Andrew’s father died in 1880; his mother Jane lived on to 1895. Nothing further was heard about Andrew’s estate after 1879 until a flurry of nine letters in 1882 to Dennis Hagan consisting of correspondence from/to the consulate and the state department in Washington; who knows how many copies were penned for all entities. Evidently some of the carefully written prior letters had been lost in the mail and no effects had ever been received by the family. So copies of old letters and other letters reviewing what had taken place with the Shanghai consulate, the New York district court, Eu Don, and the family were sent around so everyone knew what was intended and perhaps what did happen.

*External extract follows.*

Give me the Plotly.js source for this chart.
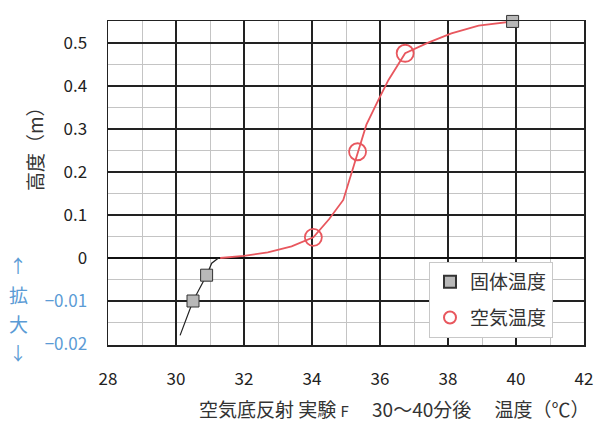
<!DOCTYPE html>
<html><head><meta charset="utf-8">
<script src="https://cdn.plot.ly/plotly-3.0.1.min.js"></script>
<style>html,body{margin:0;padding:0;background:#fff}#chart{width:600px;height:428px}</style>
</head><body><div id="chart"></div>
<script>
// Data (heights in m; negative part is shown enlarged x10)
const solidT = [30.5, 30.9, 39.9];
const solidH = [-0.010, -0.004, 0.55];
const solidCurveT = [30.12, 30.5, 30.9, 31.05, 31.25];
const solidCurveH = [-0.018, -0.010, -0.004, -0.0012, 0];
const airT = [34.04, 35.34, 36.74];
const airH = [0.048, 0.247, 0.476];
const airCurveT = [31.3, 32.0, 32.7, 33.4, 34.04, 34.5, 34.92, 35.13, 35.34, 35.6, 35.95, 36.25, 36.74, 37.4, 38.1, 38.9, 39.9];
const airCurveH = [0, 0.005, 0.013, 0.027, 0.048, 0.09, 0.135, 0.19, 0.247, 0.31, 0.367, 0.414, 0.476, 0.50, 0.522, 0.54, 0.55];
const yTickVals = [-0.02, -0.01, 0, 0.1, 0.2, 0.3, 0.4, 0.5];
const yTickText = ['−0.02', '−0.01', '0', '0.1', '0.2', '0.3', '0.4', '0.5'];
const xTickVals = [28, 30, 32, 34, 36, 38, 40, 42];

const BLUE = '#5b9bd5';
const tr = h => h < 0 ? h * 10 : h;  // enlarged scale below zero
const font = '"Noto Sans CJK JP", "Noto Sans", sans-serif';
const px = v => (v - 108) / 476;   // helper: pixel to paper x
const py = v => (345 - v) / 324;   // helper: pixel to paper y

const traces = [
  {x: solidCurveT, y: solidCurveH.map(tr), mode: 'lines', line: {color: '#222', width: 1.2}, showlegend: false, hoverinfo: 'skip'},
  {x: airCurveT, y: airCurveH.map(tr), mode: 'lines', line: {color: '#e8575e', width: 1.8}, showlegend: false, hoverinfo: 'skip'},
  {x: solidT, y: solidH.map(tr), mode: 'markers', name: '固体温度', legendgroup: 'a', cliponaxis: false,
   marker: {symbol: 'square', size: 12, color: '#b8b8b8', line: {color: '#333', width: 1}}},
  {x: airT, y: airH.map(tr), mode: 'markers', name: '空気温度', legendgroup: 'b',
   marker: {symbol: 'circle-open', size: 17, color: '#e8575e', line: {color: '#e8575e', width: 1.8}}}
];

const ann = (text, x, y, extra) => Object.assign({text, xref: 'paper', yref: 'paper', x: px(x), y: py(y),
  xanchor: 'center', yanchor: 'middle', showarrow: false}, extra);

const layout = {
  width: 600, height: 428,
  margin: {l: 108, r: 16, t: 21, b: 83},
  paper_bgcolor: '#fff', plot_bgcolor: '#fff',
  font: {family: font, size: 17, color: '#222'},
  showlegend: true,
  legend: {x: px(429), y: py(262), xanchor: 'left', yanchor: 'top', bgcolor: '#fff', bordercolor: '#c8c8c8', borderwidth: 1,
           font: {size: 19, color: '#333'}, tracegroupgap: 8, itemsizing: 'constant', itemwidth: 30},
  xaxis: {range: [28, 42], tickmode: 'array', tickvals: xTickVals, ticktext: xTickVals.map(String),
          showgrid: true, gridcolor: '#222', gridwidth: 1.2, zeroline: false,
          showline: true, linecolor: '#222', linewidth: 1.5, mirror: true,
          ticks: 'outside', ticklen: 18, tickcolor: 'rgba(0,0,0,0)',
          tickfont: {size: 17, color: '#222'},
          minor: {tickmode: 'linear', tick0: 28, dtick: 1, showgrid: true, gridcolor: '#c4c4c4', gridwidth: 1, ticks: ''}},
  yaxis: {range: [-0.2023, 0.551], tickmode: 'array', tickvals: yTickVals.map(tr),
          ticktext: yTickText.map((t, i) => yTickVals[i] < 0 ? '<span style="color:' + BLUE + '">' + t + '</span>' : t),
          showgrid: true, gridcolor: '#222', gridwidth: 1.2,
          zeroline: true, zerolinecolor: '#111', zerolinewidth: 2.2,
          showline: true, linecolor: '#222', linewidth: 1.5, mirror: true,
          ticks: 'outside', ticklen: 16, tickcolor: 'rgba(0,0,0,0)',
          tickfont: {size: 17, color: '#222'},
          minor: {tickmode: 'linear', tick0: 0, dtick: 0.05, showgrid: true, gridcolor: '#c4c4c4', gridwidth: 1, ticks: ''}},
  annotations: [
    ann('高度（m）', 34, 144, {textangle: -90, font: {size: 19, color: '#333'}}),
    ann('空気底反射 実験 <span style="font-size:15px">F</span>　 30〜40分後　 温度（℃）', 394, 408, {font: {size: 19, color: '#333'}}),
    ann('↑', 18, 265, {font: {size: 18, color: BLUE}}),
    ann('拡', 18, 294, {font: {size: 19, color: BLUE}}),
    ann('大', 18, 323, {font: {size: 19, color: BLUE}}),
    ann('↓', 18, 352, {font: {size: 18, color: BLUE}})
  ]
};

Plotly.newPlot('chart', traces, layout, {displayModeBar: false, staticPlot: true});
</script>
</body></html>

It’s jarring to have a sad death wrapped into mundane details by bureaucracy, and this one was more than most because it was half a world away from home. I was impressed with how painstaking and diligent the late 1870s consular letters seemed to be in handling Andrew’s affairs. It's too bad the good intent was undercut by undelivered letters, leading to undone tasks. We never do see the full story from long ago, but every piece of paper that survives helps profile others’ lives. We can tell bits of this story thanks to those who donated the letters: Birdene Shackleton and Harriet Shepardson (through Birdene’s sister-in-law Mildred Webster), all Seavey descendants and donors, and Evelyn Tibbetts who lived in Dennis Hagan’s house.